Mayoritas Ahlussunnah menghalalkan tawassul tetapi terdapat sebagian kelompok yang katanya Ahlussunnah pula yaitu Salafy dan pengikutnya yang mengharamkan tawassul. Salafy atau yang lebih dikenal dengan Wahabi sangat mengecam yang namanya tawassul kepada Rasulullah SAW. Menurut salafy, tawassul datang ke kubur Nabi SAW dan meminta agar Rasulullah SAW mendoakan termasuk hal yang syirik


Kemuliaan Rasulullah SAW Baik Hidup Maupun Wafat ;
Telah sampai kabar kepada saya bahwa diantara alasan mereka mengharamkan tawassul adalah karena Rasulullah SAW sudah wafat dan sudah tidak bisa mendoakan lagi. Dengan kata lain mereka berpandangan bahwa ketika Rasulullah SAW hidup maka bertawassul dengan meminta Beliau SAW untuk mendoakan itu dibolehkan tetapi setelah Beliau SAW wafat maka itu tidak diperbolehkan.

Pernyataan seperti ini jelas sekali kebatilannya karena terdapat dalil yang shahih dari Rasulullah SAW yang menyatakan bahwa Beliau SAW tetap bisa mendoakan kendati Beliau SAW sudah wafat. Hadis tersebut diriwayatkan Al Bazzar dalam Musnad Al Bazzar no 1925 atau Kasyf Al Astar Zawaid Musnad Al Bazzar 1/397 no 845

حدثنا يوسف بن موسى قال نا عبد المجيد بن عبد العزيز بن أبي رواد عن سفيان عن عبد الله بن السائب عن زاذان عن عبد الله عن النبي صلى الله عليه وسلم قال إن لله ملائكة سياحين يبلغوني عن أمتي السلام وقال رسول الله صلى الله عليه وسلم حياتي خير لكم تحدثون ونحدث لكم ووفاتي خير لكم تعرض علي أعمالكم فما رأيت من خير حمدت الله عليه وما رأيت من شراستغفرت الله لكم

Telah menceritakan kepada kami Yusuf bin Musa yang berkata telah menceritakan kepada kami Abdul Majid bin Abdul Aziz bin Abi Rawad dari Sufyan dari Abdullah bin Sa’ib dari Zadzan dari Abdullah dari Nabi SAW yang bersabda “Allah SWT memiliki malaikat yang berkeliling menyampaikan kepadaku salam dari umatku” dan Rasulullah SAW kemudian bersabda “Hidupku baik bagi kalian, kalian menyampaikan dariku dan akan ada yang disampaikan dari kalian. Kematianku baik bagi kalian, perbuatan kalian diperlihatkan kepadaku. Jika Aku melihat kebaikan maka Aku memuji Allah SWT dan jika Aku melihat keburukan maka Aku meminta ampun kepada Allah SWT”.


Kedudukan Hadis

Hadis ini adalah hadis yang shahih dan diriwayatkan oleh para perawi shahih sebagaimana yang telah ditegaskan oleh para ulama diantaranya Al Haitsami, Al Hafiz Al Iraqi dan Al Hafiz As Suyuthi.
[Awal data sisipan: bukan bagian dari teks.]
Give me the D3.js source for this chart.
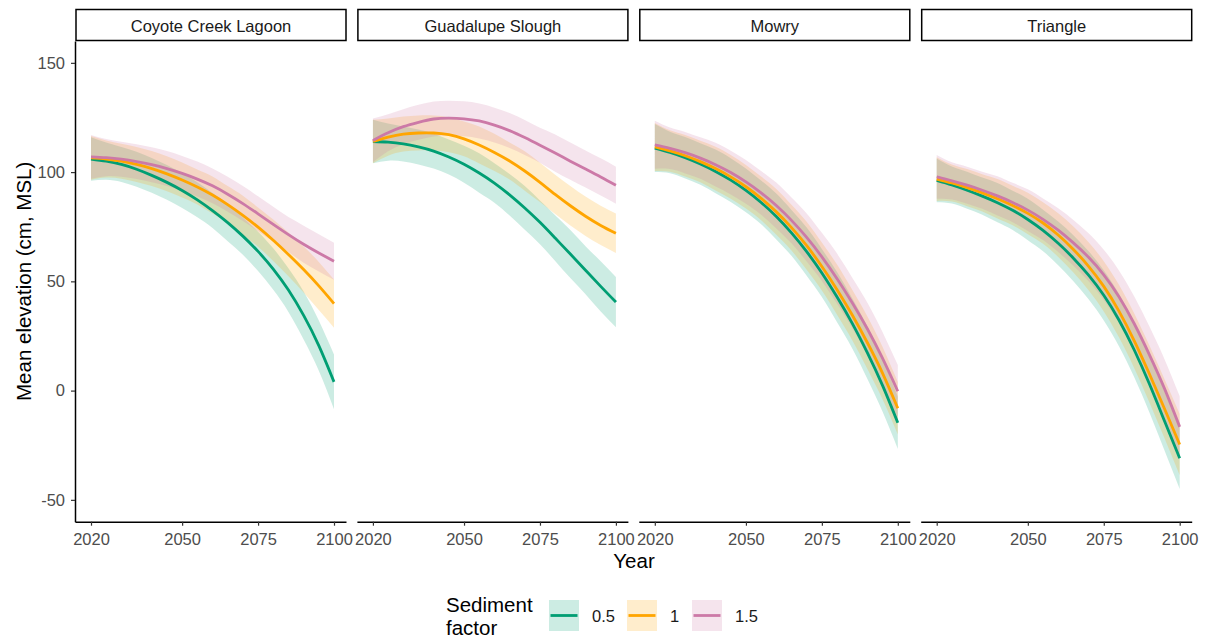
<html>
<head>
<meta charset="utf-8">
<script src="https://d3js.org/d3.v7.min.js"></script>
<style>
  body { margin: 0; background: #fff; }
  svg { font-family: "Liberation Sans", Arial, sans-serif; }
  .tick text { fill: #4d4d4d; }
  .tick line { stroke: #333; }
</style>
</head>
<body>
<div id="chart"></div>
<script>
// years of the simulation (5-year steps)
const years = [2020, 2025, 2030, 2035, 2040, 2045, 2050, 2055, 2060, 2065, 2070, 2075, 2080, 2085, 2090, 2095, 2100];
const sites = ["Coyote Creek Lagoon", "Guadalupe Slough", "Mowry", "Triangle"];
const factors = ["0.5", "1", "1.5"];
const colours = ["#009E73", "#FFA500", "#CC79A7"];
const xTicks = [2020, 2050, 2075, 2100];
const yTicks = [-50, 0, 50, 100, 150];

// mean elevation (cm, MSL) per site and sediment factor
const coyote05 = [106, 105, 103.5, 101.3, 98.5, 95.3, 91.6, 87.3, 82.4, 76.9, 70.7, 63.7, 55.6, 46, 34.4, 20.6, 4];
const coyote10 = [106.5, 106, 105, 103.5, 101.6, 99.2, 96.4, 93.2, 89.5, 85.1, 80.2, 74.8, 68.8, 62.3, 55.4, 47.9, 39.8];
const coyote15 = [107, 106.6, 105.9, 104.8, 103.4, 101.6, 99.4, 96.8, 93.7, 89.9, 85.6, 80.9, 76.1, 71.4, 67, 63, 59.2];
const guad05 = [114, 113.7, 112.9, 111.5, 109.6, 106.9, 103.6, 99.6, 95, 89.6, 83.6, 77, 69.8, 62.5, 55.1, 47.7, 40.5];
const guad10 = [114, 116, 117.4, 117.9, 117.9, 117.1, 115.2, 112.4, 109, 105.1, 100.5, 95.3, 89.8, 84.6, 79.8, 75.6, 72];
const guad15 = [114.5, 118, 120.8, 122.8, 124.3, 124.7, 124.4, 123.4, 121.5, 119, 115.8, 112.3, 108.7, 105, 101.4, 97.8, 94];
const mowry05 = [111, 109, 106.6, 103.7, 100.3, 96.3, 91.6, 86.1, 79.7, 72.2, 63.6, 53.8, 42.8, 30.8, 17.3, 2.3, -14.7];
const mowry10 = [111.5, 109.7, 107.5, 104.8, 101.6, 97.8, 93.3, 88, 81.8, 74.6, 66.3, 56.8, 46.2, 34.6, 21.9, 7.9, -8.1];
const mowry15 = [112.5, 110.9, 108.9, 106.4, 103.4, 99.8, 95.5, 90.5, 84.7, 77.9, 70.1, 61.2, 51.2, 40.2, 28.2, 14.7, -0.3];
const tri05 = [96.2, 94.1, 91.7, 89, 86, 82.5, 78.3, 73.3, 67.4, 60.6, 52.8, 43.6, 32.3, 18.7, 3.1, -13.9, -31];
const tri10 = [96.8, 95, 92.9, 90.5, 87.8, 84.7, 81.1, 76.7, 71.2, 64.6, 56.9, 47.7, 36.4, 22.9, 7.7, -8.3, -24.7];
const tri15 = [97.8, 96, 94, 91.7, 89.1, 86.1, 82.6, 78.4, 73.4, 67.6, 61, 53, 43, 30.7, 16.5, 0.9, -16.6];

// half width of the uncertainty band
const coyoteBand05 = [10, 8.5, 8, 8, 8, 8, 8, 8, 8, 8.5, 8.5, 9, 9.5, 10, 11, 11.5, 12.5];
const coyoteBand10 = [10, 8.5, 8, 8, 8, 8, 8, 8, 8.5, 8.5, 9, 9, 9.5, 10, 10.5, 11, 11];
const coyoteBand15 = [10, 8.5, 8, 8, 8, 8, 8, 8, 8, 8, 8, 8, 8, 8, 8.5, 8.5, 8.5];
const guadBand05 = [10, 8.5, 8, 8, 8, 8, 8.5, 9, 9, 9.5, 10, 10, 10.5, 11, 11, 11.5, 11.5];
const guadBand10 = [10, 8.5, 8, 8, 8, 8, 8, 8.5, 8.5, 8.5, 9, 9, 9, 9, 9, 9, 9];
const guadBand15 = [10, 8.5, 8, 8, 8, 8, 8, 8, 8, 8, 8, 8, 8.5, 8.5, 8.5, 8.5, 8.5];
const mowryBand = [11, 9.5, 9.5, 9.5, 10, 10, 10, 10, 10.5, 10.5, 11, 11, 11.5, 11.5, 12, 12, 12];
const triBand = [10, 8.5, 8.5, 8.5, 9, 9, 9.5, 9.5, 10, 10.5, 11, 11.5, 12, 12.5, 13, 13.5, 14];

const siteSeries = {
  "Coyote Creek Lagoon": [[coyote05, coyoteBand05], [coyote10, coyoteBand10], [coyote15, coyoteBand15]],
  "Guadalupe Slough": [[guad05, guadBand05], [guad10, guadBand10], [guad15, guadBand15]],
  "Mowry": [[mowry05, mowryBand], [mowry10, mowryBand], [mowry15, mowryBand]],
  "Triangle": [[tri05, triBand], [tri10, triBand], [tri15, triBand]]
};

const W = 1207, H = 641;
const panelLeft = 75, panelStep = 281.9, panelW = 271;
const panelTop = 41, panelBottom = 521.7;

const svg = d3.select("#chart").append("svg")
  .attr("width", W).attr("height", H);

const x = d3.scaleLinear().domain([2014.73, 2103.95]).range([0, panelW]);
const y = d3.scaleLinear().domain([-60, 160]).range([panelBottom, panelTop]);

const area = d3.area()
  .x(d => x(d.year)).y0(d => y(d.lo)).y1(d => y(d.hi))
  .curve(d3.curveNatural);
const line = d3.line()
  .x(d => x(d.year)).y(d => y(d.mean))
  .curve(d3.curveNatural);

sites.forEach(function(site, i) {
  const g = svg.append("g").attr("transform", "translate(" + (panelLeft + i * panelStep) + ",0)");
  const rows = siteSeries[site].map(s => years.map((yr, k) => ({
    year: yr, mean: s[0][k], lo: s[0][k] - s[1][k], hi: s[0][k] + s[1][k]
  })));

  // ribbons first, lines on top
  rows.forEach((r, j) => {
    g.append("path").attr("d", area(r))
      .attr("fill", colours[j]).attr("fill-opacity", 0.2);
  });
  rows.forEach((r, j) => {
    g.append("path").attr("d", line(r))
      .attr("fill", "none").attr("stroke", colours[j]).attr("stroke-width", 2.8);
  });

  // strip
  g.append("rect")
    .attr("x", 1).attr("y", 9.5).attr("width", panelW - 1).attr("height", 31)
    .attr("fill", "white").attr("stroke", "black").attr("stroke-width", 1.5);
  g.append("text")
    .attr("x", panelW / 2 + 0.5).attr("y", 32)
    .attr("text-anchor", "middle").style("font-size", "16.5px").attr("fill", "#1a1a1a")
    .text(site);

  // x axis
  const xa = g.append("g").attr("transform", "translate(0," + panelBottom + ")")
    .call(d3.axisBottom(x).tickValues(xTicks).tickFormat(d => String(d))
      .tickSize(4).tickSizeOuter(0).tickPadding(8));
  xa.select(".domain").attr("stroke", "black").attr("stroke-width", 1.5);
  xa.selectAll(".tick text").style("font-size", "16.5px");
  xa.selectAll(".tick line").attr("stroke-width", 1.2);

  if (i === 0) {
    const ya = g.append("g")
      .call(d3.axisLeft(y).tickValues(yTicks).tickFormat(d => String(d))
        .tickSize(4).tickSizeOuter(0).tickPadding(6));
    ya.select(".domain").attr("stroke", "black").attr("stroke-width", 1.5);
    ya.selectAll(".tick text").style("font-size", "16.5px");
    ya.selectAll(".tick line").attr("stroke-width", 1.2);
  }
});

// axis titles
svg.append("text")
  .attr("x", 634).attr("y", 568)
  .attr("text-anchor", "middle").style("font-size", "20.5px")
  .text("Year");
svg.append("text")
  .attr("transform", "translate(31," + ((panelTop + panelBottom) / 2) + ") rotate(-90)")
  .attr("text-anchor", "middle").style("font-size", "20.5px")
  .text("Mean elevation (cm, MSL)");

// legend
const legend = svg.append("g");
legend.append("text").attr("x", 446).attr("y", 612).style("font-size", "20.5px").text("Sediment");
legend.append("text").attr("x", 446).attr("y", 635).style("font-size", "20.5px").text("factor");

const keyX = [549, 627, 692];
factors.forEach(function(f, j) {
  legend.append("rect")
    .attr("x", keyX[j]).attr("y", 600).attr("width", 30).attr("height", 31)
    .attr("fill", colours[j]).attr("fill-opacity", 0.2);
  legend.append("line")
    .attr("x1", keyX[j] + 1.5).attr("x2", keyX[j] + 28.5)
    .attr("y1", 615.5).attr("y2", 615.5)
    .attr("stroke", colours[j]).attr("stroke-width", 2.8);
  legend.append("text")
    .attr("x", keyX[j] + 43).attr("y", 622)
    .style("font-size", "16.5px").attr("fill", "#1a1a1a")
    .text(f);
});
</script>
</body>
</html>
Al Haitsami dalam Majma’ Az Zawaid 8/594 no 14250 juga menyebutkan hadis Abdullah bin Mas’ud ini dan berkata

رواه البزار ورجاله رجال الصحيح


Hadis riwayat Al Bazzar dan para perawinya adalah perawi shahih.

Al Hafiz Al Iraqi dalam Tharh Tatsrib Fi Syarh Taqrib 3/275 membawakan hadis ini dan berkata

وروى أبو بكر البزار في مسنده بإسناد جيد عن ابن مسعود رضي الله عنه

Diriwayatkan Abu Bakar Al Bazzar dalam Musnadnya dengan sanad yang jayyid(bagus) dari Ibnu Mas’ud radiallahuanh

Al Hafiz As Suyuthi dalam Khasa’is Kubra 2/281 menyatakan bahwa hadis ini shahih

وأخرج البزار بسند صحيح من حديث ابن مسعود مثله

Dikeluarkan oleh Al Bazzar dengan sanad yang Shahih dari hadis Ibnu Mas’ud.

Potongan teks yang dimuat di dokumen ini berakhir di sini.